### Stated exercise:
Below is some material; set it all down exactly, apart from the pictures.

### Data block:
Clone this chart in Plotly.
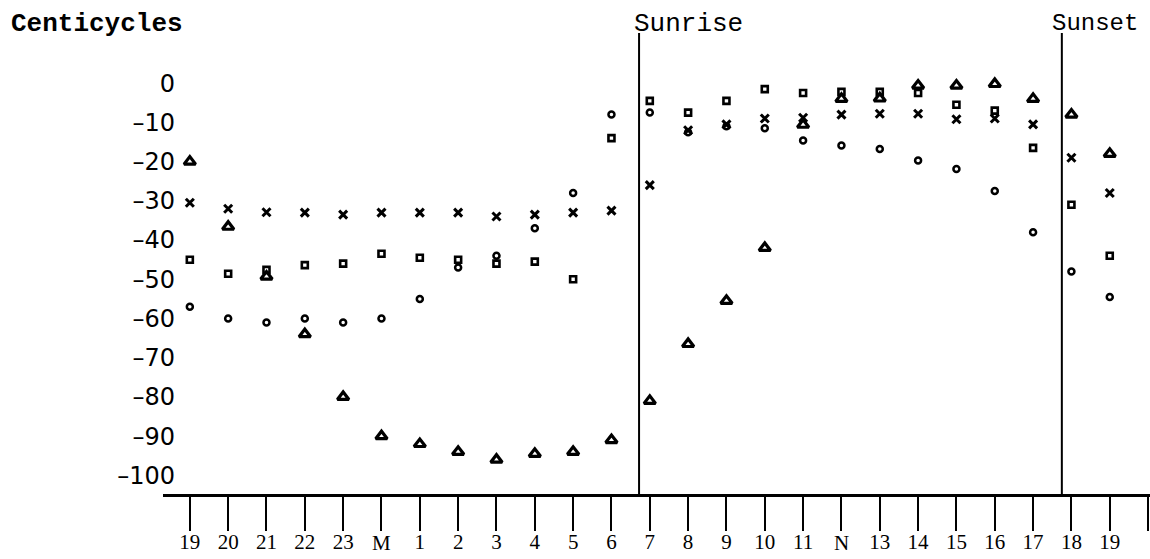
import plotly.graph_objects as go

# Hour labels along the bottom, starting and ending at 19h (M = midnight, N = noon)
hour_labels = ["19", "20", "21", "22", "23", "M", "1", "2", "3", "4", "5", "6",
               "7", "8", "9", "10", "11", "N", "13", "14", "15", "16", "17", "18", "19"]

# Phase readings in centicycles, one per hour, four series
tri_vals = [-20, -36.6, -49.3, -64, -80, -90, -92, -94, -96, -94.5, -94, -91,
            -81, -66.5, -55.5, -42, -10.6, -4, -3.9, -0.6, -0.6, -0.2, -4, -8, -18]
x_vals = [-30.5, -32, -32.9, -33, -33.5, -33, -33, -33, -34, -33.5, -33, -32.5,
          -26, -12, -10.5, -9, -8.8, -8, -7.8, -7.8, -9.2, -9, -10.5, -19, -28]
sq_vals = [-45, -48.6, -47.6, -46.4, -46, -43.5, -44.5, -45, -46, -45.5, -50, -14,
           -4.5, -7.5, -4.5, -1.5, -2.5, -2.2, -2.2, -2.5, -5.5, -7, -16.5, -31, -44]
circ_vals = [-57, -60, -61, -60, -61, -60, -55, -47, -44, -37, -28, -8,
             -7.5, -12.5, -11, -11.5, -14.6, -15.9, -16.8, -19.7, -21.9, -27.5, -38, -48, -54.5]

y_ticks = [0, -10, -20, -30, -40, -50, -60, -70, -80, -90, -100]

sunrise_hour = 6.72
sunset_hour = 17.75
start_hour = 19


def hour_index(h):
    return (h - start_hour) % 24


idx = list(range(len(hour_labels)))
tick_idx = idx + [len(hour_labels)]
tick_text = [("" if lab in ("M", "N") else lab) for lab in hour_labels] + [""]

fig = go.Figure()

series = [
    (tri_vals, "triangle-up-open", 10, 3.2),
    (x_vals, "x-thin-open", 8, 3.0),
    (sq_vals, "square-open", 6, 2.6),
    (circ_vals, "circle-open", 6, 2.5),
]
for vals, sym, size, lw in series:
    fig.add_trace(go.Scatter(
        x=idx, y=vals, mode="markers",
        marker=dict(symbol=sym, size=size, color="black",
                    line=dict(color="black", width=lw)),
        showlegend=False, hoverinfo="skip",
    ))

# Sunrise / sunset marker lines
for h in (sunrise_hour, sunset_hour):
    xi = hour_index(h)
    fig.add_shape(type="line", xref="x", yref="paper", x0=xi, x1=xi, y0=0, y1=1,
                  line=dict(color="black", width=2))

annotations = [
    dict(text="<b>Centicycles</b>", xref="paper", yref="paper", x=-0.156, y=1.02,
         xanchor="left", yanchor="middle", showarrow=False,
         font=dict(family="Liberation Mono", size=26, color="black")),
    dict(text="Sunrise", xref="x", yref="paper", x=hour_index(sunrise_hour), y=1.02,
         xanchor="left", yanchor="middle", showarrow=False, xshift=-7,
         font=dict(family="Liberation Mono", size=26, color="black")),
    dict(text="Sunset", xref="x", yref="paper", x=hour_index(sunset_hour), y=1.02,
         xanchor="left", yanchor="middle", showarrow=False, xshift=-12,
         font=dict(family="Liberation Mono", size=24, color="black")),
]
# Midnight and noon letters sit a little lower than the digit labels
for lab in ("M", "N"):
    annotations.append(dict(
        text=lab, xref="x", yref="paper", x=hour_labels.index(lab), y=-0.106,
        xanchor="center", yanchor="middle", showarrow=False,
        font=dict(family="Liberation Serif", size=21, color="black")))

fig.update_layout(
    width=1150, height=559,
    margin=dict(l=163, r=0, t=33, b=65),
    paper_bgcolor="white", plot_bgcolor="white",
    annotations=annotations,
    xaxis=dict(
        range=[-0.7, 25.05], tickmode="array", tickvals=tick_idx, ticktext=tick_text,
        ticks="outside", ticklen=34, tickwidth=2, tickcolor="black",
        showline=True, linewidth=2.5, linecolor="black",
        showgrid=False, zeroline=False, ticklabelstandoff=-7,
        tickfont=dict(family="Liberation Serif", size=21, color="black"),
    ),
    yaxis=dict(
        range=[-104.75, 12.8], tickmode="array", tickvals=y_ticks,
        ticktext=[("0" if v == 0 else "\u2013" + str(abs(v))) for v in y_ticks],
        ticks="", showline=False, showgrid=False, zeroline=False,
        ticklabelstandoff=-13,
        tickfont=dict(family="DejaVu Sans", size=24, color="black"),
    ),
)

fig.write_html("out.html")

### Response for this exercise:
Clone this chart in Plotly.
import plotly.graph_objects as go

# Hour labels along the bottom, starting and ending at 19h (M = midnight, N = noon)
hour_labels = ["19", "20", "21", "22", "23", "M", "1", "2", "3", "4", "5", "6",
               "7", "8", "9", "10", "11", "N", "13", "14", "15", "16", "17", "18", "19"]

# Phase readings in centicycles, one per hour, four series
tri_vals = [-20, -36.6, -49.3, -64, -80, -90, -92, -94, -96, -94.5, -94, -91,
            -81, -66.5, -55.5, -42, -10.6, -4, -3.9, -0.6, -0.6, -0.2, -4, -8, -18]
x_vals = [-30.5, -32, -32.9, -33, -33.5, -33, -33, -33, -34, -33.5, -33, -32.5,
          -26, -12, -10.5, -9, -8.8, -8, -7.8, -7.8, -9.2, -9, -10.5, -19, -28]
sq_vals = [-45, -48.6, -47.6, -46.4, -46, -43.5, -44.5, -45, -46, -45.5, -50, -14,
           -4.5, -7.5, -4.5, -1.5, -2.5, -2.2, -2.2, -2.5, -5.5, -7, -16.5, -31, -44]
circ_vals = [-57, -60, -61, -60, -61, -60, -55, -47, -44, -37, -28, -8,
             -7.5, -12.5, -11, -11.5, -14.6, -15.9, -16.8, -19.7, -21.9, -27.5, -38, -48, -54.5]

y_ticks = [0, -10, -20, -30, -40, -50, -60, -70, -80, -90, -100]

sunrise_hour = 6.72
sunset_hour = 17.75
start_hour = 19


def hour_index(h):
    return (h - start_hour) % 24


idx = list(range(len(hour_labels)))
tick_idx = idx + [len(hour_labels)]
tick_text = [("" if lab in ("M", "N") else lab) for lab in hour_labels] + [""]

fig = go.Figure()

series = [
    (tri_vals, "triangle-up-open", 10, 3.2),
    (x_vals, "x-thin-open", 8, 3.0),
    (sq_vals, "square-open", 6, 2.6),
    (circ_vals, "circle-open", 6, 2.5),
]
for vals, sym, size, lw in series:
    fig.add_trace(go.Scatter(
        x=idx, y=vals, mode="markers",
        marker=dict(symbol=sym, size=size, color="black",
                    line=dict(color="black", width=lw)),
        showlegend=False, hoverinfo="skip",
    ))

# Sunrise / sunset marker lines
for h in (sunrise_hour, sunset_hour):
    xi = hour_index(h)
    fig.add_shape(type="line", xref="x", yref="paper", x0=xi, x1=xi, y0=0, y1=1,
                  line=dict(color="black", width=2))

annotations = [
    dict(text="<b>Centicycles</b>", xref="paper", yref="paper", x=-0.156, y=1.02,
         xanchor="left", yanchor="middle", showarrow=False,
         font=dict(family="Liberation Mono", size=26, color="black")),
    dict(text="Sunrise", xref="x", yref="paper", x=hour_index(sunrise_hour), y=1.02,
         xanchor="left", yanchor="middle", showarrow=False, xshift=-7,
         font=dict(family="Liberation Mono", size=26, color="black")),
    dict(text="Sunset", xref="x", yref="paper", x=hour_index(sunset_hour), y=1.02,
         xanchor="left", yanchor="middle", showarrow=False, xshift=-12,
         font=dict(family="Liberation Mono", size=24, color="black")),
]
# Midnight and noon letters sit a little lower than the digit labels
for lab in ("M", "N"):
    annotations.append(dict(
        text=lab, xref="x", yref="paper", x=hour_labels.index(lab), y=-0.106,
        xanchor="center", yanchor="middle", showarrow=False,
        font=dict(family="Liberation Serif", size=21, color="black")))

fig.update_layout(
    width=1150, height=559,
    margin=dict(l=163, r=0, t=33, b=65),
    paper_bgcolor="white", plot_bgcolor="white",
    annotations=annotations,
    xaxis=dict(
        range=[-0.7, 25.05], tickmode="array", tickvals=tick_idx, ticktext=tick_text,
        ticks="outside", ticklen=34, tickwidth=2, tickcolor="black",
        showline=True, linewidth=2.5, linecolor="black",
        showgrid=False, zeroline=False, ticklabelstandoff=-7,
        tickfont=dict(family="Liberation Serif", size=21, color="black"),
    ),
    yaxis=dict(
        range=[-104.75, 12.8], tickmode="array", tickvals=y_ticks,
        ticktext=[("0" if v == 0 else "\u2013" + str(abs(v))) for v in y_ticks],
        ticks="", showline=False, showgrid=False, zeroline=False,
        ticklabelstandoff=-13,
        tickfont=dict(family="DejaVu Sans", size=24, color="black"),
    ),
)

fig.write_html("out.html")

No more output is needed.